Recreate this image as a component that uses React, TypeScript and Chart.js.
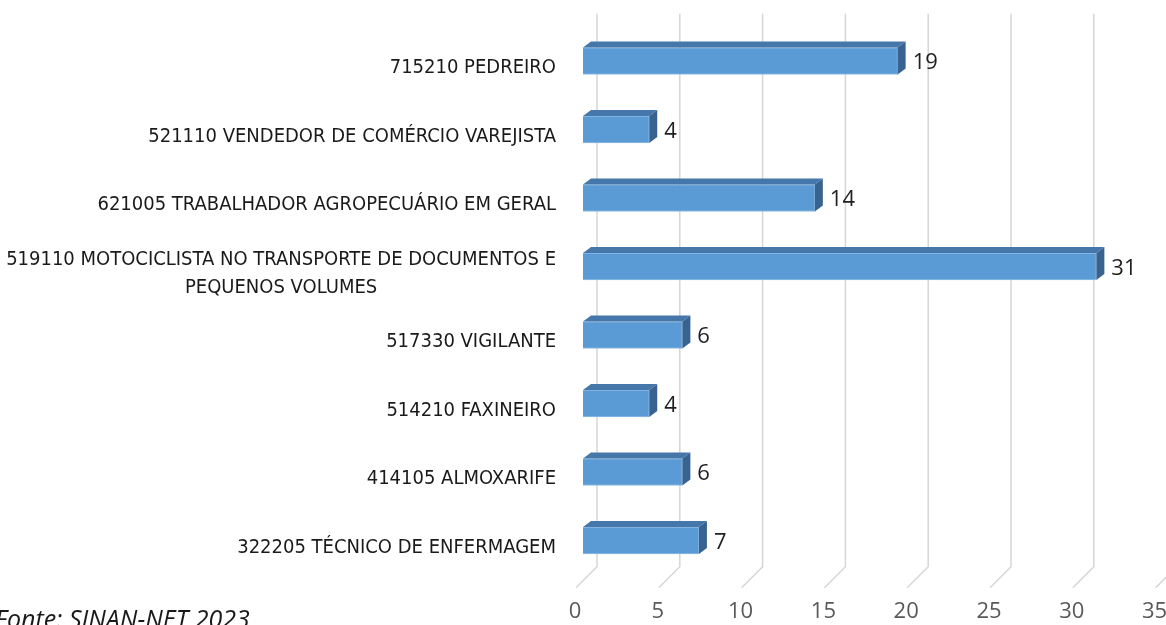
import React, { useEffect, useRef } from "react";
import { Chart, registerables } from "chart.js";

Chart.register(...registerables);

const categories: string[][] = [
  ["715210 PEDREIRO"],
  ["521110 VENDEDOR DE COMÉRCIO VAREJISTA"],
  ["621005 TRABALHADOR AGROPECUÁRIO EM GERAL"],
  ["519110 MOTOCICLISTA NO TRANSPORTE DE DOCUMENTOS E", "PEQUENOS VOLUMES"],
  ["517330 VIGILANTE"],
  ["514210 FAXINEIRO"],
  ["414105 ALMOXARIFE"],
  ["322205 TÉCNICO DE ENFERMAGEM"],
];
const values: number[] = [19, 4, 14, 31, 6, 4, 6, 7];
const axisMin = 0;
const axisMax = 35;
const axisStep = 5;
const sourceNote = "Fonte: SINAN-NET 2023";

const FRONT = "#5B9BD5";
const TOP = "#4677AA";
const SIDE = "#386391";
const GRID = "#D6D6D6";
const LABEL_FONT = "'Liberation Sans Narrow', 'DejaVu Sans Condensed', sans-serif";
const NUM_FONT = "'Open Sans', sans-serif";

const threeD = {
  id: "threeD",
  beforeDatasetsDraw(chart: any) {
    const { ctx, scales, chartArea } = chart;
    const x = scales.x;
    ctx.save();
    ctx.strokeStyle = GRID;
    ctx.lineWidth = 1.5;
    const top = chartArea.top - 13;
    const bottom = chartArea.bottom - 8;
    ctx.fillStyle = "#595959";
    ctx.font = `22px ${NUM_FONT}`;
    ctx.textAlign = "center";
    ctx.textBaseline = "middle";
    for (const t of x.ticks) {
      const px = x.getPixelForValue(t.value) + 14;
      ctx.beginPath();
      ctx.moveTo(px, top);
      ctx.lineTo(px, bottom);
      ctx.lineTo(px - 21, bottom + 21);
      ctx.stroke();
      ctx.fillText(String(t.value), px - 22, bottom + 45);
    }
    ctx.restore();
  },
  afterDatasetsDraw(chart: any) {
    const { ctx } = chart;
    const meta = chart.getDatasetMeta(0);
    const dx = 8;
    const dy = -6;
    ctx.save();
    meta.data.forEach((bar: any, i: number) => {
      const { x, y, base, height } = bar.getProps(["x", "y", "base", "height"], true);
      const t = y - height / 2;
      const b = y + height / 2;
      ctx.fillStyle = TOP;
      ctx.beginPath();
      ctx.moveTo(base, t);
      ctx.lineTo(x, t);
      ctx.lineTo(x + dx, t + dy);
      ctx.lineTo(base + dx, t + dy);
      ctx.closePath();
      ctx.fill();
      ctx.fillStyle = SIDE;
      ctx.beginPath();
      ctx.moveTo(x, t);
      ctx.lineTo(x + dx, t + dy);
      ctx.lineTo(x + dx, b + dy);
      ctx.lineTo(x, b);
      ctx.closePath();
      ctx.fill();
      ctx.fillStyle = "#1f1f1f";
      ctx.font = `22px ${NUM_FONT}`;
      ctx.textAlign = "left";
      ctx.textBaseline = "middle";
      ctx.fillText(String(values[i]), x + 15, y + 2);
    });
    ctx.restore();
  },
  afterDraw(chart: any) {
    const { ctx, scales, chartArea } = chart;
    const yS = scales.y;
    ctx.save();
    ctx.fillStyle = "#1a1a1a";
    ctx.font = `20px ${LABEL_FONT}`;
    ctx.textAlign = "center";
    ctx.textBaseline = "middle";
    const right = chartArea.left - 27;
    categories.forEach((lines, i) => {
      const cy = yS.getPixelForValue(i) + 7;
      const maxW = Math.max(...lines.map((l) => ctx.measureText(l).width));
      const cx = right - maxW / 2;
      const lh = 28;
      const start = cy - ((lines.length - 1) * lh) / 2;
      lines.forEach((l, k) => ctx.fillText(l, cx, start + k * lh));
    });
    ctx.font = `italic 25px ${NUM_FONT}`;
    ctx.textAlign = "left";
    ctx.textBaseline = "alphabetic";
    ctx.fillStyle = "#1a1a1a";
    ctx.fillText(sourceNote, -5, 628);
    ctx.restore();
  },
};

export default function App() {
  const ref = useRef<HTMLCanvasElement>(null);
  useEffect(() => {
    if (!ref.current) return;
    const chart = new Chart(ref.current, {
      type: "bar",
      data: {
        labels: categories.map((c) => c.join(" ")),
        datasets: [
          {
            data: values,
            backgroundColor: FRONT,
            borderColor: "#8FBCE6",
            borderWidth: 1,
            barThickness: 27,
          },
        ],
      },
      options: {
        indexAxis: "y",
        responsive: false,
        animation: false,
        layout: { padding: { left: 583, right: 3.4, top: 26.75, bottom: 50.25 } },
        plugins: { legend: { display: false }, tooltip: { enabled: false } },
        scales: {
          x: { display: false, min: axisMin, max: axisMax, ticks: { stepSize: axisStep } },
          y: { display: false },
        },
      },
      plugins: [threeD],
    });
    return () => chart.destroy();
  }, []);
  return (
    <div style={{ position: "fixed", left: 0, top: 0, width: 1166, height: 625, background: "#fff" }}>
      <canvas ref={ref} width={1166} height={625} style={{ display: "block" }} />
    </div>
  );
}
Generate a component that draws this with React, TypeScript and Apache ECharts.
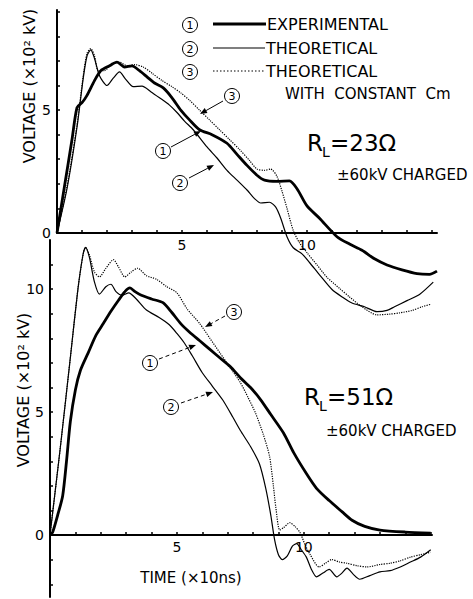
import React, { useEffect, useRef } from "react";
import * as echarts from "echarts";

const FONT = "DejaVu Sans";

// ---- data (time in ×10 ns, voltage in ×10² kV) ----
const topExperimental: number[][] = [
  [0, 0], [0.3, 1.9], [0.6, 3.8], [0.8, 5.1], [1.0, 5.3], [1.2, 5.6], [1.5, 6.2], [1.75, 6.6], [2.1, 6.8],
  [2.4, 6.95], [2.7, 6.75], [3.0, 6.8], [3.3, 6.6], [3.6, 6.35], [3.9, 6.1], [4.25, 5.9], [4.6, 5.5],
  [4.95, 5.0], [5.3, 4.6], [5.7, 4.2], [6.2, 4.0], [6.8, 3.65], [7.2, 3.2], [7.6, 2.75], [8.0, 2.35],
  [8.3, 2.15], [8.8, 2.1], [9.3, 2.12], [9.6, 1.8], [10.0, 1.1], [10.5, 0.6], [11.2, -0.15], [11.7, -0.45],
  [12.2, -0.7], [12.7, -1.05], [13.2, -1.3], [13.8, -1.5], [14.4, -1.65], [14.9, -1.68], [15.2, -1.55],
];
const topTheoretical: number[][] = [
  [0, 0], [0.4, 1.8], [0.8, 4.3], [1.05, 6.3], [1.2, 7.2], [1.35, 7.45], [1.5, 7.1], [1.7, 6.4], [2.0, 6.0],
  [2.25, 6.3], [2.5, 6.55], [2.75, 6.25], [3.05, 5.95], [3.4, 5.97], [3.75, 5.75], [4.1, 5.5], [4.5, 5.2],
  [4.8, 4.9], [5.1, 4.55], [5.45, 4.2], [6.0, 3.5], [6.4, 3.05], [6.8, 2.55], [7.2, 2.15], [7.6, 1.75],
  [7.9, 1.4], [8.15, 1.22], [8.5, 1.25], [8.75, 1.05], [8.95, 0.6], [9.2, -0.15], [9.45, -0.6], [9.8, -0.85],
  [10.1, -1.2], [10.5, -1.7], [11.0, -2.3], [11.4, -2.6], [11.8, -2.85], [12.3, -3.0], [12.8, -3.2],
  [13.2, -3.15], [13.5, -3.0], [14.0, -2.75], [14.5, -2.5], [15.05, -2.0],
];
const topConstantCm: number[][] = [
  [0, 0], [0.4, 1.9], [0.8, 4.4], [1.05, 6.4], [1.2, 7.3], [1.35, 7.5], [1.5, 7.2], [1.65, 6.6], [1.9, 6.6],
  [2.2, 6.9], [2.5, 6.95], [2.8, 6.8], [3.1, 6.85], [3.45, 6.75], [3.8, 6.5], [4.2, 6.2], [4.6, 5.95],
  [4.95, 5.7], [5.3, 5.4], [5.7, 5.0], [6.1, 4.6], [6.5, 4.2], [6.9, 3.8], [7.3, 3.4], [7.7, 2.95],
  [8.0, 2.6], [8.3, 2.55], [8.55, 2.6], [8.8, 2.3], [9.0, 1.7], [9.2, 1.0], [9.45, 0.1], [9.7, -0.4],
  [10.0, -0.8], [10.4, -1.3], [10.8, -1.8], [11.3, -2.25], [11.7, -2.6], [12.2, -3.0], [12.8, -3.33],
  [13.3, -3.3], [13.7, -3.25], [14.2, -3.15], [14.6, -3.0], [14.95, -2.9],
];

const bottomExperimental: number[][] = [
  [0, 0], [0.1, 0.1], [0.3, 0.8], [0.5, 1.6], [0.65, 3.0], [0.8, 4.6], [1.0, 5.9], [1.2, 6.7], [1.5, 7.4],
  [1.8, 8.1], [2.1, 8.6], [2.4, 9.1], [2.7, 9.55], [2.95, 9.9], [3.15, 10.05], [3.35, 9.9], [3.6, 9.75],
  [4.0, 9.6], [4.45, 9.45], [4.8, 9.05], [5.15, 8.6], [5.5, 8.25], [5.9, 7.9], [6.3, 7.55], [6.7, 7.2],
  [7.1, 6.85], [7.5, 6.4], [7.9, 6.0], [8.3, 5.5], [8.7, 4.9], [9.2, 4.15], [9.6, 3.35], [10.1, 2.5],
  [10.5, 1.9], [11.0, 1.4], [11.5, 0.95], [11.9, 0.6], [12.4, 0.35], [13.0, 0.2], [14.0, 0.12], [15.0, 0.08],
];
const bottomTheoretical: number[][] = [
  [0, 0], [0.4, 3.5], [0.8, 7.2], [1.1, 10.0], [1.3, 11.4], [1.4, 11.7], [1.55, 11.3], [1.75, 10.3],
  [1.95, 9.8], [2.2, 10.1], [2.4, 10.2], [2.6, 9.9], [2.85, 9.75], [3.1, 9.85], [3.4, 9.6], [3.8, 9.15],
  [4.3, 8.85], [4.7, 8.55], [5.0, 8.2], [5.3, 7.8], [5.6, 7.3], [6.0, 6.6], [6.4, 6.05], [6.8, 5.5],
  [7.2, 4.8], [7.5, 4.25], [7.9, 3.6], [8.25, 2.9], [8.5, 1.9], [8.7, 0.8], [8.85, -0.2], [9.0, -0.8],
  [9.15, -1.0], [9.35, -0.85], [9.55, -0.45], [9.72, -0.35], [9.9, -0.6], [10.1, -0.9], [10.3, -1.4],
  [10.5, -1.7], [10.75, -1.55], [11.0, -1.4], [11.3, -1.7], [11.5, -1.55], [11.7, -1.35], [11.95, -1.6],
  [12.2, -1.8], [12.6, -1.65], [13.0, -1.5], [13.4, -1.45], [13.8, -1.3], [14.2, -1.1], [14.6, -0.9],
  [15.0, -0.6],
];
const bottomConstantCm: number[][] = [
  [0, 0], [0.4, 3.5], [0.8, 7.2], [1.1, 10.0], [1.3, 11.4], [1.4, 11.7], [1.55, 11.4], [1.75, 10.7],
  [1.95, 10.5], [2.2, 10.85], [2.5, 11.2], [2.7, 10.9], [2.95, 10.5], [3.2, 10.7], [3.45, 10.85],
  [3.8, 10.55], [4.2, 10.4], [4.6, 10.1], [5.0, 9.85], [5.4, 9.2], [5.9, 8.6], [6.3, 8.0], [6.7, 7.4],
  [7.1, 6.8], [7.5, 6.2], [7.8, 5.6], [8.1, 4.95], [8.4, 4.1], [8.65, 3.2], [8.8, 2.0], [8.9, 1.1],
  [9.05, 0.2], [9.2, 0.3], [9.45, 0.5], [9.65, 0.35], [9.85, 0.1], [10.05, -0.4], [10.25, -0.8],
  [10.6, -1.3], [10.85, -1.15], [11.1, -1.0], [11.4, -1.1], [11.7, -1.15], [12.1, -1.25], [12.5, -1.3],
  [13.0, -1.2], [13.4, -1.15], [13.8, -1.05], [14.2, -0.9], [14.6, -0.8], [15.0, -0.7],
];

const xTickValues = [1, 2, 3, 4, 5, 6, 7, 8, 9, 10, 11, 12, 13, 14, 15];
const xLabelValues = [5, 10];
const topYTicks = [1, 2, 3, 4, 5, 6, 7, 8, 9];
const topYLabels = [0, 5];
const bottomYTicks = [1, 2, 3, 4, 5, 6, 7, 8, 9, 10, 11];
const bottomYLabels = [0, 5, 10];
const belowZeroTicks = [-2, -1];

const legendNames = ["EXPERIMENTAL", "THEORETICAL", "THEORETICAL"];

function circled(n: string, x: number, y: number, r = 7.5) {
  return {
    type: "group",
    children: [
      { type: "circle", shape: { cx: x, cy: y, r }, style: { fill: "none", stroke: "#000", lineWidth: 1 } },
      {
        type: "text", x, y: y + 0.5,
        style: { text: n, font: `${Math.round(r * 1.45)}px "${FONT}"`, fill: "#000", align: "center", verticalAlign: "middle" },
      },
    ],
  };
}

function arrow(x1: number, y1: number, x2: number, y2: number, dashed = false) {
  const a = Math.atan2(y2 - y1, x2 - x1);
  const L = 7, W = 2.8;
  const bx = x2 - L * Math.cos(a), by = y2 - L * Math.sin(a);
  const px = -Math.sin(a) * W, py = Math.cos(a) * W;
  return [
    {
      type: "line",
      shape: { x1, y1, x2: bx, y2: by },
      style: { stroke: "#000", lineWidth: 1, lineDash: dashed ? [4, 3] : null },
    },
    {
      type: "polygon",
      shape: { points: [[x2, y2], [bx + px, by + py], [bx - px, by - py]] },
      style: { fill: "#000" },
    },
  ];
}

function txt(text: string, x: number, y: number, size: number, align = "left", rotation = 0) {
  return {
    type: "text", x, y, rotation,
    style: { text, font: `${size}px "${FONT}"`, fill: "#000", align, verticalAlign: "middle" },
  };
}

function makeAxisX(gridIndex: number, max: number, show = true) {
  return {
    type: "value", gridIndex, min: 0, max, show,
    axisLine: { onZero: false, lineStyle: { color: "#000", width: 2 } },
    axisTick: { customValues: xTickValues, inside: true, length: 3, lineStyle: { color: "#000", width: 1.5 } },
    axisLabel: { customValues: xLabelValues, color: "#000", fontSize: 14, fontFamily: FONT, margin: 5 },
    splitLine: { show: false },
  };
}

function makeAxisY(gridIndex: number, min: number, max: number, ticks: number[], labels: number[]) {
  return {
    type: "value", gridIndex, min, max,
    axisLine: { show: true, onZero: false, lineStyle: { color: "#000", width: 2 } },
    axisTick: { customValues: ticks, inside: true, length: 3, lineStyle: { color: "#000", width: 1.5 } },
    axisLabel: { show: labels.length > 0, customValues: labels, color: "#000", fontSize: 14, fontFamily: FONT, margin: 6 },
    splitLine: { show: false },
  };
}

function lineSeries(name: string, data: number[][], idx: number, kind: number) {
  const style =
    kind === 0 ? { color: "#000", width: 2.8, type: "solid" } :
    kind === 1 ? { color: "#000", width: 1.2, type: "solid" } :
      { color: "#000", width: 1.2, type: "dotted" };
  return {
    type: "line", name, data, xAxisIndex: idx, yAxisIndex: idx,
    showSymbol: false, symbol: "none", smooth: 0.25, clip: false,
    lineStyle: style, z: kind === 0 ? 3 : 2,
  };
}

export default function App() {
  const ref = useRef<HTMLDivElement>(null);
  useEffect(() => {
    if (!ref.current) return;
    const chart = echarts.init(ref.current, null, { renderer: "svg" });

    const graphics: any[] = [
      // legend
      circled("1", 190, 25), circled("2", 190, 49), circled("3", 190, 72),
      { type: "line", shape: { x1: 213, y1: 24, x2: 266, y2: 24 }, style: { stroke: "#000", lineWidth: 2.8 } },
      { type: "line", shape: { x1: 213, y1: 48, x2: 265, y2: 48 }, style: { stroke: "#000", lineWidth: 1.2 } },
      { type: "line", shape: { x1: 213, y1: 71, x2: 265, y2: 71 }, style: { stroke: "#000", lineWidth: 1.2, lineDash: [1.5, 2] } },
      txt(legendNames[0], 267, 24, 16),
      txt(legendNames[1], 266, 48, 16),
      txt(legendNames[2], 266, 71, 16),
      txt("WITH  CONSTANT  Cm", 285, 94, 15),
      // top panel labels
      txt("R", 307, 143, 23),
      txt("L", 322, 152, 14),
      txt("=23Ω", 330, 143, 23),
      txt("±60kV CHARGED", 337, 175, 15),
      // bottom panel labels
      txt("R", 304, 397, 23),
      txt("L", 319, 406, 14),
      txt("=51Ω", 327, 397, 23),
      txt("±60kV CHARGED", 326, 431, 15),
      // axis names
      txt("VOLTAGE (×10² kV)", 29, 86, 16, "center", Math.PI / 2),
      txt("VOLTAGE (×10² kV)", 23, 390, 16, "center", Math.PI / 2),
      txt("TIME (×10ns)", 191, 578, 15, "center"),
      // annotations top
      circled("3", 232, 96), ...arrow(223, 101, 200, 114),
      circled("1", 163, 151), ...arrow(171, 147, 201, 131),
      circled("2", 180, 183), ...arrow(189, 178, 214, 165),
      // annotations bottom
      circled("3", 234, 312), ...arrow(225, 316, 205, 327, true),
      circled("1", 150, 363), ...arrow(159, 359, 196, 345, true),
      circled("2", 171, 407), ...arrow(181, 403, 213, 392, true),
    ];

    const hiddenX = {
      type: "value", gridIndex: 2, min: 0, max: 15.05, show: false,
      splitLine: { show: false },
    };

    chart.setOption({
      animation: false,
      backgroundColor: "#fff",
      grid: [
        { left: 57, top: 10, width: 380, height: 223 },
        { left: 50, top: 240, width: 382, height: 295 },
        { left: 50, top: 535, width: 382, height: 62 },
      ],
      xAxis: [makeAxisX(0, 15.2), makeAxisX(1, 15.05), hiddenX],
      yAxis: [
        makeAxisY(0, 0, 9.07, topYTicks, topYLabels),
        makeAxisY(1, 0, 12, bottomYTicks, bottomYLabels),
        makeAxisY(2, -2.5, 0, belowZeroTicks, []),
      ],
      series: [
        lineSeries("EXPERIMENTAL", topExperimental, 0, 0),
        lineSeries("THEORETICAL", topTheoretical, 0, 1),
        lineSeries("THEORETICAL WITH CONSTANT Cm", topConstantCm, 0, 2),
        lineSeries("EXPERIMENTAL", bottomExperimental, 1, 0),
        lineSeries("THEORETICAL", bottomTheoretical, 1, 1),
        lineSeries("THEORETICAL WITH CONSTANT Cm", bottomConstantCm, 1, 2),
      ],
      graphic: graphics,
    });
    return () => chart.dispose();
  }, []);
  return (
    <div
      ref={ref}
      style={{ position: "fixed", left: 0, top: 0, width: 473, height: 599, background: "#fff" }}
    />
  );
}
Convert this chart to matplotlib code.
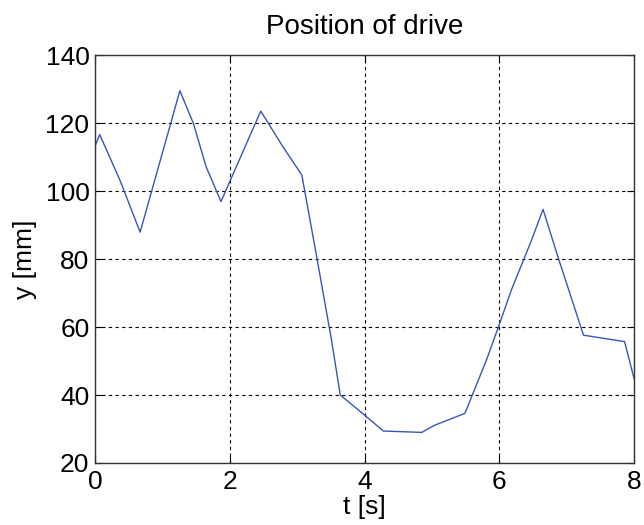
import matplotlib
matplotlib.use("Agg")
import matplotlib.pyplot as plt

# data
t = [0.0, 0.07, 0.37, 0.67, 1.26, 1.46, 1.65, 1.87, 2.46, 2.79, 3.07,
     3.29, 3.51, 3.64, 4.0, 4.28, 4.85, 5.04, 5.49, 5.56, 5.81, 5.98,
     6.18, 6.48, 6.65, 6.87, 7.25, 7.86, 8.0]
y = [113.2, 116.6, 103.2, 87.9, 129.5, 119.9, 107.1, 96.9, 123.5, 113.0, 104.7,
     80.7, 56.2, 40.0, 34.1, 29.4, 29.0, 31.1, 34.6, 38.0, 50.3, 59.6,
     70.9, 85.6, 94.6, 80.7, 57.6, 55.7, 44.9]

xticks = [0, 2, 4, 6, 8]
yticks = [20, 40, 60, 80, 100, 120, 140]

plt.rcParams['font.family'] = ['Liberation Sans', 'DejaVu Sans']

fig = plt.figure(figsize=(6.44, 5.25), dpi=100)
ax = fig.add_axes([0.1475, 0.1181, 0.837, 0.7771])

ax.plot(t, y, color='#3a55b8', linewidth=1.0)

ax.set_xlim(0, 8)
ax.set_ylim(20, 140)
ax.set_xticks(xticks)
ax.set_yticks(yticks)

ax.grid(True, color='black', linestyle=(0, (3, 3)), linewidth=0.8)
ax.tick_params(direction='in', length=5, width=0.8, labelsize=19,
               top=True, right=True, pad=4)
ax.tick_params(axis='x', pad=5)
for s in ax.spines.values():
    s.set_color('#333333')
    s.set_linewidth(1.0)

ax.set_title("Position of drive", fontsize=20, pad=15)
ax.set_xlabel("t [s]", fontsize=19, labelpad=1)
ax.set_ylabel("y [mm]", fontsize=19, labelpad=6)

fig.savefig("out.png", dpi=100)
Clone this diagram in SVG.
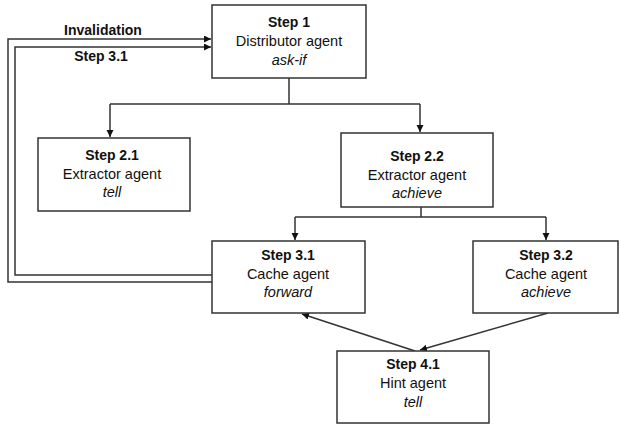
<svg xmlns="http://www.w3.org/2000/svg" width="620" height="425" viewBox="0 0 620 425">
<style>
.box{fill:#fff;stroke:#333;stroke-width:1.5}
.ln{fill:none;stroke:#333;stroke-width:1.5}
text{font-family:"Liberation Sans",Arial,sans-serif;font-size:14.5px;fill:#111;text-anchor:middle}
.b{font-weight:bold;font-size:14px}
.i{font-style:italic}
</style>
<defs>
<marker id="ah" markerWidth="8" markerHeight="8" refX="7" refY="3.5" orient="auto" markerUnits="userSpaceOnUse">
<path d="M0,0 L7,3.5 L0,7 Z" fill="#111"/>
</marker>
</defs>
<rect width="620" height="425" fill="#fff"/>
<g id="connectors">
<path class="ln" d="M212,282 H8 V39 H211" marker-end="url(#ah)"/>
<path class="ln" d="M212,275 H15 V47 H211" marker-end="url(#ah)"/>
<path class="ln" d="M289,78 V104 M110,104 H420"/>
<path class="ln" d="M110,104 V137" marker-end="url(#ah)"/>
<path class="ln" d="M420,104 V132" marker-end="url(#ah)"/>
<path class="ln" d="M421,207 V217 M295,217 H546"/>
<path class="ln" d="M295,217 V240" marker-end="url(#ah)"/>
<path class="ln" d="M546,217 V240" marker-end="url(#ah)"/>
<path class="ln" d="M415,351 L302,314" marker-end="url(#ah)"/>
<path class="ln" d="M548,313 L420,350" marker-end="url(#ah)"/>
<text class="b" x="103" y="35">Invalidation</text>
<text class="b" x="101" y="61">Step 3.1</text>
</g>
<g id="step1">
<rect class="box" x="212" y="5" width="154" height="73"/>
<text class="b" x="289" y="27">Step 1</text>
<text x="289" y="46">Distributor agent</text>
<text class="i" x="289" y="65">ask-if</text>
</g>
<g id="step21">
<rect class="box" x="38" y="138" width="152" height="73"/>
<text class="b" x="112" y="160">Step 2.1</text>
<text x="112" y="179">Extractor agent</text>
<text class="i" x="112" y="197">tell</text>
</g>
<g id="step22">
<rect class="box" x="341" y="133" width="152" height="74"/>
<text class="b" x="417" y="161">Step 2.2</text>
<text x="417" y="180">Extractor agent</text>
<text class="i" x="417" y="198">achieve</text>
</g>
<g id="step31">
<rect class="box" x="212" y="241" width="153" height="72"/>
<text class="b" x="288" y="260">Step 3.1</text>
<text x="288" y="279">Cache agent</text>
<text class="i" x="288" y="297">forward</text>
</g>
<g id="step32">
<rect class="box" x="473" y="241" width="145" height="72"/>
<text class="b" x="546" y="260">Step 3.2</text>
<text x="546" y="279">Cache agent</text>
<text class="i" x="546" y="297">achieve</text>
</g>
<g id="step41">
<rect class="box" x="337" y="351" width="152" height="72"/>
<text class="b" x="413" y="369">Step 4.1</text>
<text x="413" y="388">Hint agent</text>
<text class="i" x="413" y="407">tell</text>
</g>
</svg>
▬▬▬▬▬▬▬▬▬▬
_WRITTEN PROBLEM_. Repeat exactly and only the lines from the start of the data above through the line that holds "Chart.register(...registerables);", inclusive. Pictures do not belong in the copy.

_TASK RESPONSE_.
Recreate this image as a component that uses React, TypeScript and Chart.js.
import React, { useEffect, useRef } from "react";
import { Chart, registerables } from "chart.js";

Chart.register(...registerables);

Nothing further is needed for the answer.